§ DATASET CONTENT
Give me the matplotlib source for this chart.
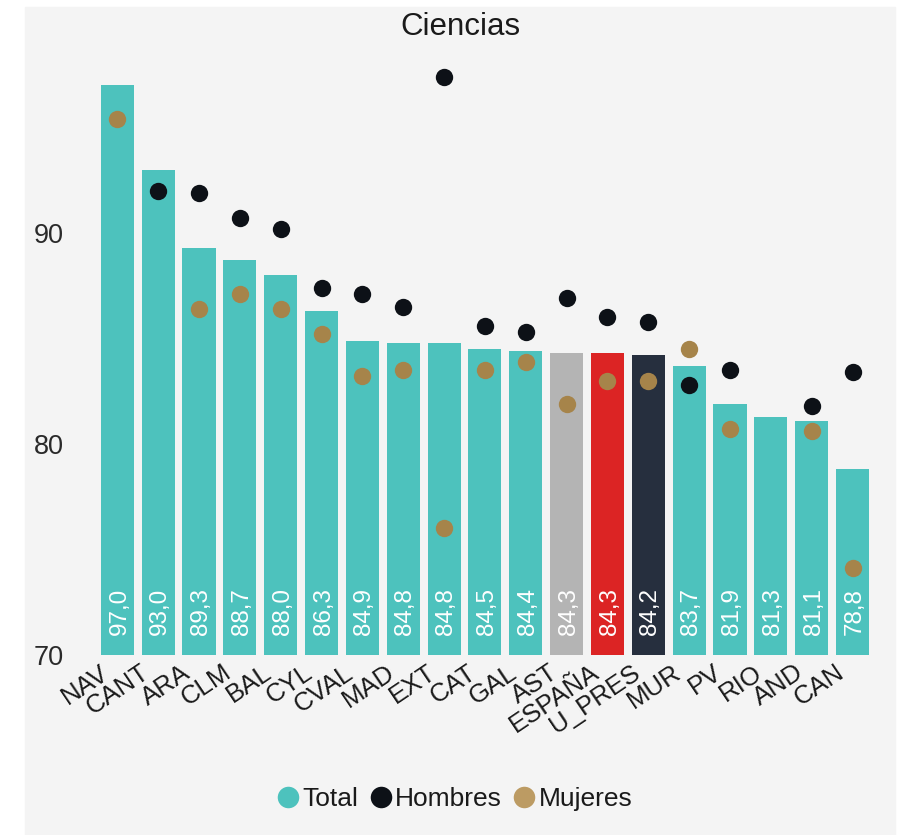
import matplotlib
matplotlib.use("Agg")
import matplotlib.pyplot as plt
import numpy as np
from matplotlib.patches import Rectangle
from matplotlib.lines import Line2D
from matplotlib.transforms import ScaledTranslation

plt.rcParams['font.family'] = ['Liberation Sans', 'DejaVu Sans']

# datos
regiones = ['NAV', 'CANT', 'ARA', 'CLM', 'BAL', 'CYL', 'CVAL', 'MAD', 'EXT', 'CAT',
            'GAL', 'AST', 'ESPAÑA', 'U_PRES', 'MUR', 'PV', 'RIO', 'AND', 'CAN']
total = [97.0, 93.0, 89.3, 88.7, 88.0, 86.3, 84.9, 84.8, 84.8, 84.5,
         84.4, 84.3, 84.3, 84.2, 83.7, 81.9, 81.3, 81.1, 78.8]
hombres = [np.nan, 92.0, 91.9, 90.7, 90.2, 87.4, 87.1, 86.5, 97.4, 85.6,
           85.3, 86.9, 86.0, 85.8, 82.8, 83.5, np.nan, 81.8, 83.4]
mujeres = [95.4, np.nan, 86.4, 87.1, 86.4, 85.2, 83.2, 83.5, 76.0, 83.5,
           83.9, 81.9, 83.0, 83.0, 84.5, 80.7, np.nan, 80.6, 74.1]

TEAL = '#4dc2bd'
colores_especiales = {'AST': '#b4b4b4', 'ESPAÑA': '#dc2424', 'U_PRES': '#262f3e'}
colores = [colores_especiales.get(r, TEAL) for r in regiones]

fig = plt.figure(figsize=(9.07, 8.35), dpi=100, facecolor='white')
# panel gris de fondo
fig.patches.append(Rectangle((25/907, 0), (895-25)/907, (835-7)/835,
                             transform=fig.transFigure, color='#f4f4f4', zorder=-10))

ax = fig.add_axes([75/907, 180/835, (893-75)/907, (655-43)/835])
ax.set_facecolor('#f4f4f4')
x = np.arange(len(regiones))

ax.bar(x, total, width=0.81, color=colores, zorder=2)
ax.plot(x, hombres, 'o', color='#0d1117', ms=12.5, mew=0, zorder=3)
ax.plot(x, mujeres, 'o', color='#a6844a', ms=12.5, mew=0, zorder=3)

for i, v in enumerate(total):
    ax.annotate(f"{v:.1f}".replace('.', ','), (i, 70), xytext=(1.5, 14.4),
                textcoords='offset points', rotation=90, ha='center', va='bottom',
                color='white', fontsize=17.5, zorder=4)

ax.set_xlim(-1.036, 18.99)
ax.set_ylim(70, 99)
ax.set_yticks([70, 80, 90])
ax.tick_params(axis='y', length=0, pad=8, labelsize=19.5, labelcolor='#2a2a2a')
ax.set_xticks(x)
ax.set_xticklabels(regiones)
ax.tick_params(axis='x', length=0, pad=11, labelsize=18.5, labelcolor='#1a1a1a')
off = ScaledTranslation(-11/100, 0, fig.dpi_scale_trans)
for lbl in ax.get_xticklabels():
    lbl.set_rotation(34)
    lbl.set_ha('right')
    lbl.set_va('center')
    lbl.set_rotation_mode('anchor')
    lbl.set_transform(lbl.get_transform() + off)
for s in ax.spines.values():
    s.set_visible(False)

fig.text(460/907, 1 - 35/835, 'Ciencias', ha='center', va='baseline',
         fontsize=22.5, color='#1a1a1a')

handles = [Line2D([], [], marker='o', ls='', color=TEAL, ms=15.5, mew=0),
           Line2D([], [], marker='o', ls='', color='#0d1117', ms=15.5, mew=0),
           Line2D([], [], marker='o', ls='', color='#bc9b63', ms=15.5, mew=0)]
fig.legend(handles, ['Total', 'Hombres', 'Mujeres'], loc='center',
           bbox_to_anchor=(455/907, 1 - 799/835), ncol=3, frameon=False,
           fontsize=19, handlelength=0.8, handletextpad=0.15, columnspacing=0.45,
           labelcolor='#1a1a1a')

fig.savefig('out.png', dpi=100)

§ OBJECTIVE
Up to and including the line containing "plt.rcParams['font.family'] = ['Liberation", repeat every line from the start of the data, but none of the pictures.

§ CORRECT RESULT
Give me the matplotlib source for this chart.
import matplotlib
matplotlib.use("Agg")
import matplotlib.pyplot as plt
import numpy as np
from matplotlib.patches import Rectangle
from matplotlib.lines import Line2D
from matplotlib.transforms import ScaledTranslation

plt.rcParams['font.family'] = ['Liberation Sans', 'DejaVu Sans']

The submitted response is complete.